Exercise task -> Carry none of the pictures over; write out the complete data exactly.

▬▬▬▬▬▬

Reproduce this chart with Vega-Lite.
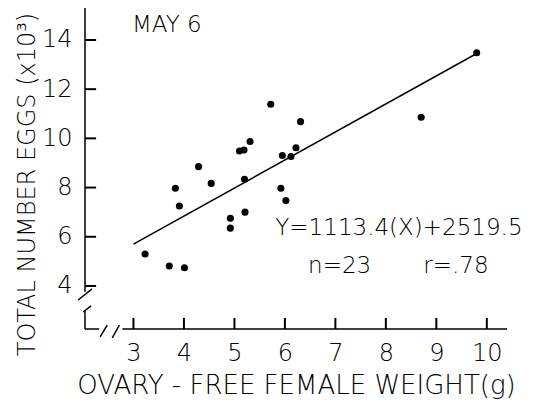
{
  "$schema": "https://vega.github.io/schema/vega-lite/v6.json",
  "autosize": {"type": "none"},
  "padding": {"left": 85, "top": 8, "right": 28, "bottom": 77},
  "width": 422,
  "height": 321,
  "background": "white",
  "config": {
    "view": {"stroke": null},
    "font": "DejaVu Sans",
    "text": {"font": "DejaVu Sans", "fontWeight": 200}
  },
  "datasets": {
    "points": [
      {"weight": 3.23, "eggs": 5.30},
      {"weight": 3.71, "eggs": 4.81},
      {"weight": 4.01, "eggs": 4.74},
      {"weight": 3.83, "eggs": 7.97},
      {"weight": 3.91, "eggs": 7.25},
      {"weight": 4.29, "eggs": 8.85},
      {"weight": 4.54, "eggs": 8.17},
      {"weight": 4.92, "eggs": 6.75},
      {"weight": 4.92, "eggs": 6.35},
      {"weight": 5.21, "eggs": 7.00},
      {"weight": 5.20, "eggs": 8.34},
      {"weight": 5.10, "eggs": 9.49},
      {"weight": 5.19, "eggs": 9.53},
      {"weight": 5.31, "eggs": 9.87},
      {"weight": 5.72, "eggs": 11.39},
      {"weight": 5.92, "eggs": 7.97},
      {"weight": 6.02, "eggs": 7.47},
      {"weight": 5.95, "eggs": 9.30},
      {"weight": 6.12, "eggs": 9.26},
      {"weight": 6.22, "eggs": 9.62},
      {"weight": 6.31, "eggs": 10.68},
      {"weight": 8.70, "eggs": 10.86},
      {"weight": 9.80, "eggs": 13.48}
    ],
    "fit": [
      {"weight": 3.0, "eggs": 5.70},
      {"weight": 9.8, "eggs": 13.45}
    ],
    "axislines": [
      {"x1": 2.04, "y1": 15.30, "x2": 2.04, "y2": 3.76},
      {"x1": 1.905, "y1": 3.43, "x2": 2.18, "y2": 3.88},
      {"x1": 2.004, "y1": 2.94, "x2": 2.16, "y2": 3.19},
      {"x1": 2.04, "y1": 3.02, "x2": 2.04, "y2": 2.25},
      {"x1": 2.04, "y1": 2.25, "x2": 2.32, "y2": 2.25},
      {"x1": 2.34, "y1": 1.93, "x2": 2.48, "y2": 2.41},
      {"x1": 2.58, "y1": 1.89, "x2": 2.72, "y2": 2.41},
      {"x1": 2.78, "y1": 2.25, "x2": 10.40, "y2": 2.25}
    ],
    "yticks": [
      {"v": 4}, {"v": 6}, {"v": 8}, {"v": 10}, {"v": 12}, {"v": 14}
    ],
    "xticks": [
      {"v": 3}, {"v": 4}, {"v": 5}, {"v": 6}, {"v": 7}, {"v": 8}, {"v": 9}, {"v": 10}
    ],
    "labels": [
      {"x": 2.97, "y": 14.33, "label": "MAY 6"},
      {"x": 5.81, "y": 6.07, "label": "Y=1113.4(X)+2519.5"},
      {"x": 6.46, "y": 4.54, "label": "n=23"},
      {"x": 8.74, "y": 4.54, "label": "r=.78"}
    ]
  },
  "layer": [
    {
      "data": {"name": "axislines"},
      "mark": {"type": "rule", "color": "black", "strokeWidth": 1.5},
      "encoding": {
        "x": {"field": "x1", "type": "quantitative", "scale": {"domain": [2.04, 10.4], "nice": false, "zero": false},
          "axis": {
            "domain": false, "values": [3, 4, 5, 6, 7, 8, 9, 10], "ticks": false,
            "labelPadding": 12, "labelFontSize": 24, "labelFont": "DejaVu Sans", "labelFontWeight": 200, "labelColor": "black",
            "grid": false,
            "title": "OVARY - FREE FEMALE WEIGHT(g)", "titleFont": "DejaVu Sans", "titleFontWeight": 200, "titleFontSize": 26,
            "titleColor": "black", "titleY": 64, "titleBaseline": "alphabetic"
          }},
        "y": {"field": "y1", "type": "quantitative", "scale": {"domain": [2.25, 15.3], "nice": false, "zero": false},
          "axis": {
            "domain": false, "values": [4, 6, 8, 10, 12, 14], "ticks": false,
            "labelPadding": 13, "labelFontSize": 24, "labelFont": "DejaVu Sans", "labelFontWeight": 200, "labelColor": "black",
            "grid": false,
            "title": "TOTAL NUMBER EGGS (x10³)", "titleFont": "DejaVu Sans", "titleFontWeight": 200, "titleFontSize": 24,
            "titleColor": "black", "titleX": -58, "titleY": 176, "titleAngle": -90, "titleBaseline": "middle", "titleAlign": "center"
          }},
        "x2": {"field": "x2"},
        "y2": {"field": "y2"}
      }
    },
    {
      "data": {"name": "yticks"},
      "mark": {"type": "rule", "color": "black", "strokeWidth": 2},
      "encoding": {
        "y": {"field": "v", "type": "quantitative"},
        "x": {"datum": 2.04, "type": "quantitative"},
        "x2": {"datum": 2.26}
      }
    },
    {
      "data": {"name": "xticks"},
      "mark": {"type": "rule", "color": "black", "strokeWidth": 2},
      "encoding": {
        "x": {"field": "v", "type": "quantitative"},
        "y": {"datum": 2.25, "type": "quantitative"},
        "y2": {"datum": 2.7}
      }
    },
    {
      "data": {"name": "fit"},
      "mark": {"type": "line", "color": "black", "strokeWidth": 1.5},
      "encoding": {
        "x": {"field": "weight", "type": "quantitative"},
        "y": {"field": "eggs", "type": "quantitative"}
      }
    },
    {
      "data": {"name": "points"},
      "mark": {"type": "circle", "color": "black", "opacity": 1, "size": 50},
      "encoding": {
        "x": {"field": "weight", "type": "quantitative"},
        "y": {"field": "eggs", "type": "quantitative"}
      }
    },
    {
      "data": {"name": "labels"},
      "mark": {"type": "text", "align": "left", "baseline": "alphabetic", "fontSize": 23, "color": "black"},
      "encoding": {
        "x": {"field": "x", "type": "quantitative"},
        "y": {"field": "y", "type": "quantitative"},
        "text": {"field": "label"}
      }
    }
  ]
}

▬▬▬▬▬▬

Full response ->
Reproduce this chart with Vega-Lite.
{
  "$schema": "https://vega.github.io/schema/vega-lite/v6.json",
  "autosize": {"type": "none"},
  "padding": {"left": 85, "top": 8, "right": 28, "bottom": 77},
  "width": 422,
  "height": 321,
  "background": "white",
  "config": {
    "view": {"stroke": null},
    "font": "DejaVu Sans",
    "text": {"font": "DejaVu Sans", "fontWeight": 200}
  },
  "datasets": {
    "points": [
      {"weight": 3.23, "eggs": 5.30},
      {"weight": 3.71, "eggs": 4.81},
      {"weight": 4.01, "eggs": 4.74},
      {"weight": 3.83, "eggs": 7.97},
      {"weight": 3.91, "eggs": 7.25},
      {"weight": 4.29, "eggs": 8.85},
      {"weight": 4.54, "eggs": 8.17},
      {"weight": 4.92, "eggs": 6.75},
      {"weight": 4.92, "eggs": 6.35},
      {"weight": 5.21, "eggs": 7.00},
      {"weight": 5.20, "eggs": 8.34},
      {"weight": 5.10, "eggs": 9.49},
      {"weight": 5.19, "eggs": 9.53},
      {"weight": 5.31, "eggs": 9.87},
      {"weight": 5.72, "eggs": 11.39},
      {"weight": 5.92, "eggs": 7.97},
      {"weight": 6.02, "eggs": 7.47},
      {"weight": 5.95, "eggs": 9.30},
      {"weight": 6.12, "eggs": 9.26},
      {"weight": 6.22, "eggs": 9.62},
      {"weight": 6.31, "eggs": 10.68},
      {"weight": 8.70, "eggs": 10.86},
      {"weight": 9.80, "eggs": 13.48}
    ],
    "fit": [
      {"weight": 3.0, "eggs": 5.70},
      {"weight": 9.8, "eggs": 13.45}
    ],
    "axislines": [
      {"x1": 2.04, "y1": 15.30, "x2": 2.04, "y2": 3.76},
      {"x1": 1.905, "y1": 3.43, "x2": 2.18, "y2": 3.88},
      {"x1": 2.004, "y1": 2.94, "x2": 2.16, "y2": 3.19},
      {"x1": 2.04, "y1": 3.02, "x2": 2.04, "y2": 2.25},
      {"x1": 2.04, "y1": 2.25, "x2": 2.32, "y2": 2.25},
      {"x1": 2.34, "y1": 1.93, "x2": 2.48, "y2": 2.41},
      {"x1": 2.58, "y1": 1.89, "x2": 2.72, "y2": 2.41},
      {"x1": 2.78, "y1": 2.25, "x2": 10.40, "y2": 2.25}
    ],
    "yticks": [
      {"v": 4}, {"v": 6}, {"v": 8}, {"v": 10}, {"v": 12}, {"v": 14}
    ],
    "xticks": [
      {"v": 3}, {"v": 4}, {"v": 5}, {"v": 6}, {"v": 7}, {"v": 8}, {"v": 9}, {"v": 10}
    ],
    "labels": [
      {"x": 2.97, "y": 14.33, "label": "MAY 6"},
      {"x": 5.81, "y": 6.07, "label": "Y=1113.4(X)+2519.5"},
      {"x": 6.46, "y": 4.54, "label": "n=23"},
      {"x": 8.74, "y": 4.54, "label": "r=.78"}
    ]
  },
  "layer": [
    {
      "data": {"name": "axislines"},
      "mark": {"type": "rule", "color": "black", "strokeWidth": 1.5},
      "encoding": {
        "x": {"field": "x1", "type": "quantitative", "scale": {"domain": [2.04, 10.4], "nice": false, "zero": false},
          "axis": {
            "domain": false, "values": [3, 4, 5, 6, 7, 8, 9, 10], "ticks": false,
            "labelPadding": 12, "labelFontSize": 24, "labelFont": "DejaVu Sans", "labelFontWeight": 200, "labelColor": "black",
            "grid": false,
            "title": "OVARY - FREE FEMALE WEIGHT(g)", "titleFont": "DejaVu Sans", "titleFontWeight": 200, "titleFontSize": 26,
            "titleColor": "black", "titleY": 64, "titleBaseline": "alphabetic"
          }},
        "y": {"field": "y1", "type": "quantitative", "scale": {"domain": [2.25, 15.3], "nice": false, "zero": false},
          "axis": {
            "domain": false, "values": [4, 6, 8, 10, 12, 14], "ticks": false,
            "labelPadding": 13, "labelFontSize": 24, "labelFont": "DejaVu Sans", "labelFontWeight": 200, "labelColor": "black",
            "grid": false,
            "title": "TOTAL NUMBER EGGS (x10³)", "titleFont": "DejaVu Sans", "titleFontWeight": 200, "titleFontSize": 24,
            "titleColor": "black", "titleX": -58, "titleY": 176, "titleAngle": -90, "titleBaseline": "middle", "titleAlign": "center"
          }},
        "x2": {"field": "x2"},
        "y2": {"field": "y2"}
      }
    },
    {
      "data": {"name": "yticks"},
      "mark": {"type": "rule", "color": "black", "strokeWidth": 2},
      "encoding": {
        "y": {"field": "v", "type": "quantitative"},
        "x": {"datum": 2.04, "type": "quantitative"},
        "x2": {"datum": 2.26}
      }
    },
    {
      "data": {"name": "xticks"},
      "mark": {"type": "rule", "color": "black", "strokeWidth": 2},
      "encoding": {
        "x": {"field": "v", "type": "quantitative"},
        "y": {"datum": 2.25, "type": "quantitative"},
        "y2": {"datum": 2.7}
      }
    },
    {
      "data": {"name": "fit"},
      "mark": {"type": "line", "color": "black", "strokeWidth": 1.5},
      "encoding": {
        "x": {"field": "weight", "type": "quantitative"},
        "y": {"field": "eggs", "type": "quantitative"}
      }
    },
    {
      "data": {"name": "points"},
      "mark": {"type": "circle", "color": "black", "opacity": 1, "size": 50},
      "encoding": {
        "x": {"field": "weight", "type": "quantitative"},
        "y": {"field": "eggs", "type": "quantitative"}
      }
    },
    {
      "data": {"name": "labels"},
      "mark": {"type": "text", "align": "left", "baseline": "alphabetic", "fontSize": 23, "color": "black"},
      "encoding": {
        "x": {"field": "x", "type": "quantitative"},
        "y": {"field": "y", "type": "quantitative"},
        "text": {"field": "label"}
      }
    }
  ]
}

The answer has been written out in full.